If you want to stroll around and compare offerings, go to Recoleta and try the strip of restaurants along the park there from La Biela around to the Village cinema complex. On Friday and Saturday nights in particular they will all be open until 2am serving dinner non-stop from early evening onwards.

 

They're all good value, they give good deals if you're interested in dining early (ie before 10pm!), and many of them are traditional Argentine grill/BBQ places offering meat cooked on a huge grill in their front window.

 

One of them offered an early dinner special of an entree and a huge set of beef ribs for 9 pesos. That's around USD3, an absurdly cheap price.

 

When I say "meat", however, I really mean most of a dead animal. Don't expect a small juicy steak. Half a cow is likely to be plonked on your plate. One of them offered a 34oz steak, about a full kilo of beef. You can get a quarter of a suckling pig or (minimum) half a chicken.

 

Try the chorizos, Argentine pork sausages and nothing like as hot and spicy as their Spanish counterparts of the same name. If you like such things you can get a black pudding (stuffed with blood, herbs and minced sweetbreads), and there are various other dishes involving kidneys and the like. Most of the restaurants have good English translations on their menus, so you know more or less what you are letting yourself in for.

 

Or you could try a pamplona. This is a steak rolled up with cheese and herbs and grilled. It's the size of a rolled roast big enough for three people - and it's served on a plate for one. You can also get chicken and pork pamplonas.

 

Italian restaurants are extremely good (BA has a huge number of people of Italian descent) and offer a pleasant change from the gargantuan amounts of meat served at traditional Argentine restaurants.

 

Another pleasant experience is simply sitting at one of the outdoor cafes and watching the world go by. There's an excellent one at Recoleta called La Biela (it says it's world famous but I'd never heard of it before I went to BA) with a huge selection of drinks and snacks like a Parisian cafe on the Champs Elysees.
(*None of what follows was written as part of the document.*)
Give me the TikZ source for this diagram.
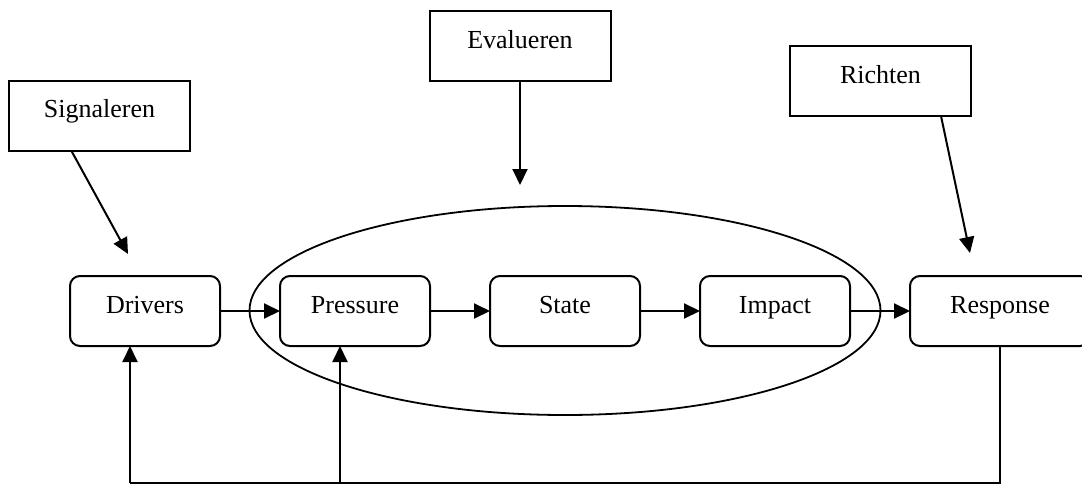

Try their terribly English high tea (with no teabags in sight - real tea pots, real tea, and a pot of hot water to refresh the teapot too!). Sit outside under the shade of the huge trees (there's a gigantic rhododendron apart from anything else) and just watch the well dressed portenos strut their stuff.

 

Another cafe (indoor) overlooks the Plaza San Martin on Santa Fe and looks like something straight out of old Vienna. You expect Sigmund Freud to be sitting in one corner reading the paper, while Beethoven and Schubert would probably be sitting in another corner animatedly talking about music.